12.    Non-Interference.  Employee agrees that during his employment and during the Restricted Period, Employee will not, directly or indirectly, on behalf of himself or any other person or entity:
(a)    use the Company’s Confidential Information, including customer lists, to (i) solicit, induce, recruit, or encourage any customer or potential customer of the Company or any of its subsidiaries to purchase or acquire any products or services competitive or potentially competitive to those provided or performed by the Company or any of its subsidiaries or to terminate its business relationship with the Company or any of its subsidiaries or (ii) encourage any Supplier or Potential Supplier of the Company to terminate its business relationship with the Company; or
(b)    criticize or disparage in any way (i) the Company or its officers, directors, or employees or (ii) any other Released Person, except as may be allowed by applicable law, including, but not limited, to under Section 7 of the National Labor Relations Act.

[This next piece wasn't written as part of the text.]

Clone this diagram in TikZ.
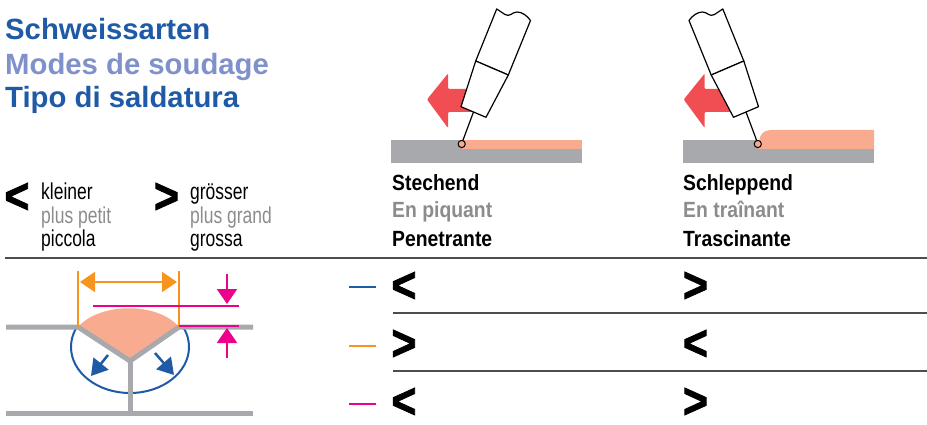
\documentclass[tikz,border=0pt]{standalone}
\usepackage{fontspec}
\setmainfont{Liberation Sans}
\newfontfamily\condfont{Liberation Sans}[FakeStretch=0.76]
\newfontfamily\condbfont{Liberation Sans}[FakeStretch=0.88]
\newfontfamily\chevfont{Liberation Sans}[FakeBold=1.8]
\usetikzlibrary{arrows.meta}

\definecolor{titleblue}{HTML}{1F5AA6}
\definecolor{paleblue}{HTML}{7F91CB}
\definecolor{seam}{HTML}{F9AB8F}
\definecolor{plategray}{HTML}{A7A9AC}
\definecolor{dimorange}{HTML}{F7941D}
\definecolor{dimpink}{HTML}{EC008C}
\definecolor{arrowred}{HTML}{F04E53}
\definecolor{notegray}{HTML}{8A8C8E}
\definecolor{rulegray}{HTML}{4D4D4D}

\tikzset{
	title/.style={anchor=base west, inner sep=0, font=\fontsize{29.3}{30}\selectfont\bfseries},
	note/.style={anchor=base west, inner sep=0, font=\condfont\fontsize{23}{24}\selectfont},
	mode/.style={anchor=base west, inner sep=0, font=\condbfont\fontsize{22}{24}\selectfont\bfseries},
	chevron/.style={inner sep=0, xscale=0.85, font=\chevfont\fontsize{50}{50}\selectfont\bfseries},
	torch/.style={draw=black, line width=1.2pt, fill=white, line join=round},
	plate/.style={line width=5pt, color=plategray},
	dim/.style={line width=2pt},
	rule/.style={line width=1.6pt, color=rulegray},
	bigtip/.tip={Triangle[length=15pt, width=20pt]},
}

\begin{document}
\begin{tikzpicture}[x=1pt, y=-1pt]
	\useasboundingbox (0,0) rectangle (927,425);
	%%%%% HEADER %%%%%
	\node[title, text=titleblue] (de) at (5,40) {Schweissarten};
	\node[title, text=paleblue] (fr) at (5,75) {Modes de soudage};
	\node[title, text=titleblue] (it) at (5,108) {Tipo di saldatura};
	
	%%%%% LEGEND %%%%%
	\node[chevron] (lt) at (17,198) {<};
	\node[note] (kl) at (41,200) {kleiner};
	\node[note, text=notegray] (pp) at (41,223.5) {plus petit};
	\node[note] (pc) at (41,247) {piccola};
	\node[chevron] (gt) at (166.5,198) {>};
	\node[note] (gr) at (190,200) {grösser};
	\node[note, text=notegray] (pg) at (190,223.5) {plus grand};
	\node[note] (gs) at (190,247) {grossa};
	
	%%%%% PUSHING TORCH %%%%%
	\fill[plategray] (391,140) rectangle (582,163);
	\fill[seam] (462,140) rectangle (582,149);
	\fill[arrowred, rounded corners=1pt] (427,99.5) -- (448,73.5) -- (448,89) -- (480,89) -- (480,112) -- (448,112) -- (448,128) -- cycle;
	\draw[torch] (475.7,61) -- (496.7,9) -- (505,14.5) .. controls (510,17.5) and (512,12) .. (517,12) .. controls (522,12) and (527,15.5) .. (530.5,20.5) -- (508.3,75) -- cycle;
	\draw[torch] (475.7,61) -- (508.3,75) -- (486,117.3) -- (461,106.7) -- cycle;
	\draw[line width=1.2pt] (473.5,112) -- (462.8,140.6);
	\draw[fill=seam, line width=1pt] (461.7,144) circle (3.6);
	
	\node[mode] (st) at (392,191) {Stechend};
	\node[mode, text=notegray] (ep) at (392,218) {En piquant};
	\node[mode] (pe) at (392,246) {Penetrante};
	
	%%%%% DRAGGING TORCH %%%%%
	\fill[plategray] (683,140) rectangle (874,163);
	\fill[seam] (758,149) -- (759,141) .. controls (760,134) and (764,130) .. (771,130) -- (874,130) -- (874,149) -- cycle;
	\fill[arrowred, rounded corners=1pt] (683.7,99.5) -- (704.7,73.5) -- (704.7,89) -- (740,89) -- (740,112) -- (704.7,112) -- (704.7,128) -- cycle;
	\begin{scope}[xshift=1219.5pt, xscale=-1]
		\draw[torch] (475.7,61) -- (496.7,9) -- (505,14.5) .. controls (510,17.5) and (512,12) .. (517,12) .. controls (522,12) and (527,15.5) .. (530.5,20.5) -- (508.3,75) -- cycle;
		\draw[torch] (475.7,61) -- (508.3,75) -- (486,117.3) -- (461,106.7) -- cycle;
		\draw[line width=1.2pt] (473.5,112) -- (462.8,140.6);
		\draw[fill=seam, line width=1pt] (461.7,144) circle (3.6);
	\end{scope}
	
	\node[mode] (sl) at (683,191) {Schleppend};
	\node[mode, text=notegray] (et) at (683,218) {En traînant};
	\node[mode] (tr) at (683,246) {Trascinante};
	
	%%%%% TABLE %%%%%
	\draw[rule] (5,258) -- (927,258);
	\draw[rule] (393,313) -- (927,313);
	\draw[rule] (393,371) -- (927,371);
	
	\draw[dim, line width=2.5pt, titleblue] (349,287) -- (376,287);
	\draw[dim, line width=2.5pt, dimorange] (349,346) -- (376,346);
	\draw[dim, line width=2.5pt, dimpink] (349,404) -- (376,404);
	
	\node[chevron] (a1) at (404,287) {<};
	\node[chevron] (b1) at (695.5,287) {>};
	\node[chevron] (a2) at (404,345) {>};
	\node[chevron] (b2) at (695.5,345) {<};
	\node[chevron] (a3) at (404,403) {<};
	\node[chevron] (b3) at (695.5,403) {>};
	
	%%%%% WELD SEAM %%%%%
	\fill[seam] (78,327) .. controls (100,302) and (158,302) .. (179,327) -- (130,361) -- cycle;
	\begin{scope}
		\clip (50,327) rectangle (210,400);
		\draw[titleblue, line width=2pt] (130,347) ellipse [x radius=59, y radius=46];
	\end{scope}
	\draw[plate] (6,327) -- (78,327) -- (130,361) -- (179,327) -- (253,327);
	\draw[plate] (130,361) -- (130,413);
	\draw[plate] (6,413) -- (253,413);
	
	\draw[titleblue, line width=2.5pt, -{Triangle[length=16pt, width=19pt]}] (108,355) -- (91,376);
	\draw[titleblue, line width=2.5pt, -{Triangle[length=16pt, width=19pt]}] (155,353) -- (174,375);
	
	\draw[dim, dimorange] (78,271) -- (78,327);
	\draw[dim, dimorange] (179,271) -- (179,327);
	\draw[dim, dimorange, bigtip-bigtip] (80,282) -- (177,282);
	
	\draw[dim, dimpink] (93,306) -- (239,306);
	\draw[dim, dimpink] (179,326) -- (239,326);
	\draw[dim, dimpink, -bigtip] (227,274) -- (227,304);
	\draw[dim, dimpink, -bigtip] (227,358) -- (227,328);
\end{tikzpicture}
\end{document}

For purposes of these provisions, “Supplier” means any person or entity which provided goods or services to the Company or any of its subsidiaries during the last year of Employee’s employment with the Company.  “Potential Supplier” means any person or entity which has contacted or been contacted by or otherwise identified by the Company or any of its subsidiaries as a possible supplier during the last year of Employee’s employment with the Company, assuming that Employee knows of such contact.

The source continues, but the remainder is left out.